## Begin Given information

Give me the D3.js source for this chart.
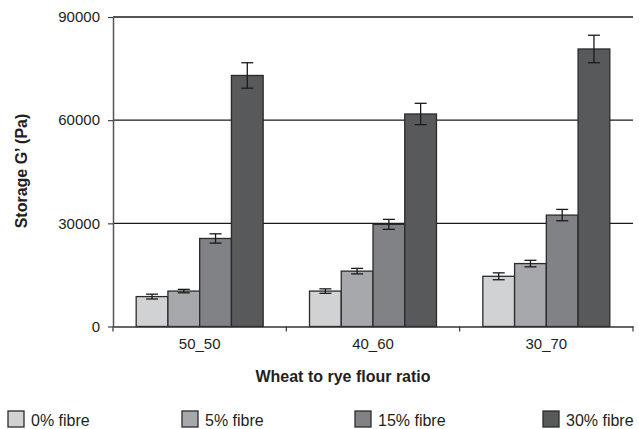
<!DOCTYPE html>
<html><head><meta charset="utf-8">
<script src="https://cdn.jsdelivr.net/npm/d3@7"></script>
<style>
body{margin:0;background:#fff;}
text{font-family:"Liberation Sans",Arial,sans-serif;fill:#231f20;}
</style></head>
<body>
<svg id="c" width="639" height="429"></svg>
<script>
const categories = ["50_50", "40_60", "30_70"];
const seriesNames = ["0% fibre", "5% fibre", "15% fibre", "30% fibre"];
const fibre0 = [8700, 10300, 14600];
const fibre5 = [10300, 16100, 18300];
const fibre15 = [25600, 29700, 32400];
const fibre30 = [73000, 61800, 80700];
const err0 = [700, 650, 1000];
const err5 = [500, 800, 950];
const err15 = [1350, 1450, 1650];
const err30 = [3700, 3100, 4000];
const yTicks = [0, 30000, 60000, 90000];
const colors = ["#d1d2d4", "#a6a8ab", "#808285", "#58595b"];

const values = [fibre0, fibre5, fibre15, fibre30];
const errors = [err0, err5, err15, err30];

const svg = d3.select("#c");
const mLeft = 113, mRight = 633, mTop = 17, mBottom = 326.5;

const x = d3.scaleBand().domain(categories).range([mLeft, mRight]).paddingInner(0).paddingOuter(0);
const xi = d3.scaleBand().domain(d3.range(4)).range([0, x.bandwidth()]).paddingInner(0).paddingOuter(0.73);
const y = d3.scaleLinear().domain([0, 90000]).range([mBottom, mTop]);

// gridlines
svg.append("g").selectAll("line").data(yTicks.filter(d => d > 0)).join("line")
  .attr("x1", mLeft).attr("x2", mRight)
  .attr("y1", d => y(d)).attr("y2", d => y(d))
  .attr("stroke", "#1a1a1a").attr("stroke-width", 1.3);

// bars
const data = [];
categories.forEach((c, ci) => values.forEach((s, si) => data.push({c, si, v: s[ci], e: errors[si][ci]})));

svg.append("g").selectAll("rect").data(data).join("rect")
  .attr("x", d => x(d.c) + xi(d.si))
  .attr("width", xi.bandwidth())
  .attr("y", d => y(d.v))
  .attr("height", d => y(0) - y(d.v))
  .attr("fill", d => colors[d.si])
  .attr("stroke", "#2b2b2b").attr("stroke-width", 1.3);

// error bars
const eg = svg.append("g").attr("stroke", "#1a1a1a").attr("stroke-width", 1.3);
data.forEach(d => {
  const cx = x(d.c) + xi(d.si) + xi.bandwidth() / 2;
  eg.append("line").attr("x1", cx).attr("x2", cx).attr("y1", y(d.v + d.e)).attr("y2", y(d.v - d.e));
  eg.append("line").attr("x1", cx - 6).attr("x2", cx + 6).attr("y1", y(d.v + d.e)).attr("y2", y(d.v + d.e));
  eg.append("line").attr("x1", cx - 6).attr("x2", cx + 6).attr("y1", y(d.v - d.e)).attr("y2", y(d.v - d.e));
});

// y axis
const yAxis = svg.append("g").attr("transform", `translate(${mLeft},0)`)
  .call(d3.axisLeft(y).tickValues(yTicks).tickSize(5).tickSizeOuter(0).tickPadding(8).tickFormat(d3.format("d")));
yAxis.select(".domain").attr("stroke", "#555").attr("stroke-width", 1.5);
yAxis.selectAll(".tick line").attr("stroke", "#444").attr("stroke-width", 1.2);
yAxis.selectAll("text").style("font-size", "15px").attr("fill", "#231f20").style("font-family", "Liberation Sans, Arial, sans-serif");

// x axis
const xAxis = svg.append("g").attr("transform", `translate(0,${mBottom})`)
  .call(d3.axisBottom(x).tickSize(0).tickSizeOuter(0).tickPadding(12));
xAxis.select(".domain").attr("stroke", "#333").attr("stroke-width", 1.3);
xAxis.selectAll(".tick text").style("font-size", "15px").attr("fill", "#231f20").style("font-family", "Liberation Sans, Arial, sans-serif");
// boundary ticks at category edges
const edges = [x(categories[0])].concat(categories.map(d => x(d) + x.bandwidth()));
svg.append("g").selectAll("line").data(edges).join("line")
  .attr("x1", d => d).attr("x2", d => d)
  .attr("y1", mBottom).attr("y2", mBottom + 5)
  .attr("stroke", "#333").attr("stroke-width", 1.2);

// axis titles
svg.append("text").attr("transform", "translate(27,171) rotate(-90)")
  .attr("text-anchor", "middle").style("font-size", "16px").style("font-weight", "bold")
  .text("Storage G\u2019 (Pa)");
svg.append("text").attr("x", 343).attr("y", 382)
  .attr("text-anchor", "middle").style("font-size", "16px").style("font-weight", "bold")
  .text("Wheat to rye flour ratio");

// legend
const legendX = [8, 182, 355, 543];
const lg = svg.append("g").selectAll("g").data(seriesNames).join("g")
  .attr("transform", (d, i) => `translate(${legendX[i]},411)`);
lg.append("rect").attr("width", 16).attr("height", 16)
  .attr("fill", (d, i) => colors[i]).attr("stroke", "#2b2b2b").attr("stroke-width", 1.3);
lg.append("text").attr("x", 23).attr("y", 15).style("font-size", "16px").text(d => d);
</script>
</body></html>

## End Given information

> [Problem description] The listing above must be printed again exactly, minus its pictures.

> [Finished exercise]
Give me the D3.js source for this chart.
<!DOCTYPE html>
<html><head><meta charset="utf-8">
<script src="https://cdn.jsdelivr.net/npm/d3@7"></script>
<style>
body{margin:0;background:#fff;}
text{font-family:"Liberation Sans",Arial,sans-serif;fill:#231f20;}
</style></head>
<body>
<svg id="c" width="639" height="429"></svg>
<script>
const categories = ["50_50", "40_60", "30_70"];
const seriesNames = ["0% fibre", "5% fibre", "15% fibre", "30% fibre"];
const fibre0 = [8700, 10300, 14600];
const fibre5 = [10300, 16100, 18300];
const fibre15 = [25600, 29700, 32400];
const fibre30 = [73000, 61800, 80700];
const err0 = [700, 650, 1000];
const err5 = [500, 800, 950];
const err15 = [1350, 1450, 1650];
const err30 = [3700, 3100, 4000];
const yTicks = [0, 30000, 60000, 90000];
const colors = ["#d1d2d4", "#a6a8ab", "#808285", "#58595b"];

const values = [fibre0, fibre5, fibre15, fibre30];
const errors = [err0, err5, err15, err30];

const svg = d3.select("#c");
const mLeft = 113, mRight = 633, mTop = 17, mBottom = 326.5;

const x = d3.scaleBand().domain(categories).range([mLeft, mRight]).paddingInner(0).paddingOuter(0);
const xi = d3.scaleBand().domain(d3.range(4)).range([0, x.bandwidth()]).paddingInner(0).paddingOuter(0.73);
const y = d3.scaleLinear().domain([0, 90000]).range([mBottom, mTop]);

// gridlines
svg.append("g").selectAll("line").data(yTicks.filter(d => d > 0)).join("line")
  .attr("x1", mLeft).attr("x2", mRight)
  .attr("y1", d => y(d)).attr("y2", d => y(d))
  .attr("stroke", "#1a1a1a").attr("stroke-width", 1.3);

// bars
const data = [];
categories.forEach((c, ci) => values.forEach((s, si) => data.push({c, si, v: s[ci], e: errors[si][ci]})));

svg.append("g").selectAll("rect").data(data).join("rect")
  .attr("x", d => x(d.c) + xi(d.si))
  .attr("width", xi.bandwidth())
  .attr("y", d => y(d.v))
  .attr("height", d => y(0) - y(d.v))
  .attr("fill", d => colors[d.si])
  .attr("stroke", "#2b2b2b").attr("stroke-width", 1.3);

// error bars
const eg = svg.append("g").attr("stroke", "#1a1a1a").attr("stroke-width", 1.3);
data.forEach(d => {
  const cx = x(d.c) + xi(d.si) + xi.bandwidth() / 2;
  eg.append("line").attr("x1", cx).attr("x2", cx).attr("y1", y(d.v + d.e)).attr("y2", y(d.v - d.e));
  eg.append("line").attr("x1", cx - 6).attr("x2", cx + 6).attr("y1", y(d.v + d.e)).attr("y2", y(d.v + d.e));
  eg.append("line").attr("x1", cx - 6).attr("x2", cx + 6).attr("y1", y(d.v - d.e)).attr("y2", y(d.v - d.e));
});

// y axis
const yAxis = svg.append("g").attr("transform", `translate(${mLeft},0)`)
  .call(d3.axisLeft(y).tickValues(yTicks).tickSize(5).tickSizeOuter(0).tickPadding(8).tickFormat(d3.format("d")));
yAxis.select(".domain").attr("stroke", "#555").attr("stroke-width", 1.5);
yAxis.selectAll(".tick line").attr("stroke", "#444").attr("stroke-width", 1.2);
yAxis.selectAll("text").style("font-size", "15px").attr("fill", "#231f20").style("font-family", "Liberation Sans, Arial, sans-serif");

// x axis
const xAxis = svg.append("g").attr("transform", `translate(0,${mBottom})`)
  .call(d3.axisBottom(x).tickSize(0).tickSizeOuter(0).tickPadding(12));
xAxis.select(".domain").attr("stroke", "#333").attr("stroke-width", 1.3);
xAxis.selectAll(".tick text").style("font-size", "15px").attr("fill", "#231f20").style("font-family", "Liberation Sans, Arial, sans-serif");
// boundary ticks at category edges
const edges = [x(categories[0])].concat(categories.map(d => x(d) + x.bandwidth()));
svg.append("g").selectAll("line").data(edges).join("line")
  .attr("x1", d => d).attr("x2", d => d)
  .attr("y1", mBottom).attr("y2", mBottom + 5)
  .attr("stroke", "#333").attr("stroke-width", 1.2);

// axis titles
svg.append("text").attr("transform", "translate(27,171) rotate(-90)")
  .attr("text-anchor", "middle").style("font-size", "16px").style("font-weight", "bold")
  .text("Storage G\u2019 (Pa)");
svg.append("text").attr("x", 343).attr("y", 382)
  .attr("text-anchor", "middle").style("font-size", "16px").style("font-weight", "bold")
  .text("Wheat to rye flour ratio");

// legend
const legendX = [8, 182, 355, 543];
const lg = svg.append("g").selectAll("g").data(seriesNames).join("g")
  .attr("transform", (d, i) => `translate(${legendX[i]},411)`);
lg.append("rect").attr("width", 16).attr("height", 16)
  .attr("fill", (d, i) => colors[i]).attr("stroke", "#2b2b2b").attr("stroke-width", 1.3);
lg.append("text").attr("x", 23).attr("y", 15).style("font-size", "16px").text(d => d);
</script>
</body></html>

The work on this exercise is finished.